Keep in mind that when using attribute profiles you must explicitly report all attributes. Only those listed will be used when the VP issues assertions to connected SPs.
Session Management
Since SAML does not provide session management support, the Virtual provider will manage its own SSO session when connected with external IDPs. Otherwise it will rely on the internal IDP session state. You can control the session timeout from the VP Core section.
Auditing
JOSSO will generate audit trails for both the Virtual SP and Virtual IDP side of the provider.
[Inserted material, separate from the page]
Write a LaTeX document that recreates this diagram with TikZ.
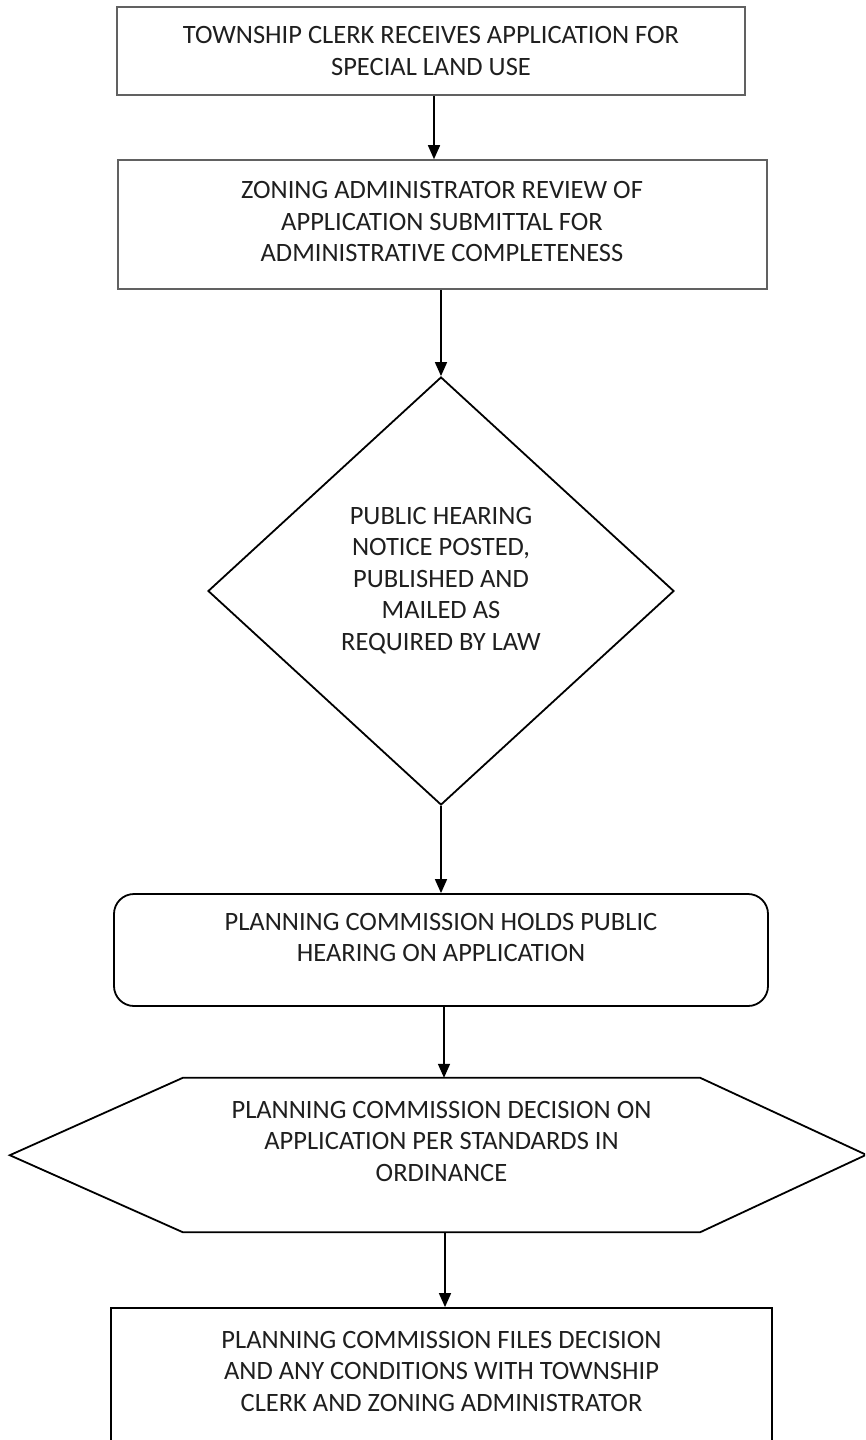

External Identity Providers
There are two external IDPs represented in our model. These services will be federating identity with our Virtual SP. A single SP is connected to them, therefore hiding the complexity of our actual deployment. We need to provide the Virutal Provider SP metadata to those systems, when configuring the federated connection.
Internal Service Providers
These are SPs that use JOSSO Agents technology to SSO enable applications. Nothing special needs to be configured at the SP level to connect them to the VP.
External Service Providers
These are SPs that have a federated connection with the Virtual IDP side of our VP. Nothing special needs to be configured on these SPs. One thing to keep in mind is that since SAML does not support VPs, there is no way for these SPs to request a particular IDP from those available when issuing an Authentication Request. It is up to the VP to select the actual IDP. One option is to use IDP-initiated instead of SP-initiated authentication. The other option is to enable IDP selection to users on the JOSSO side. This is done by changing the Identity Appliance IDP selection settings.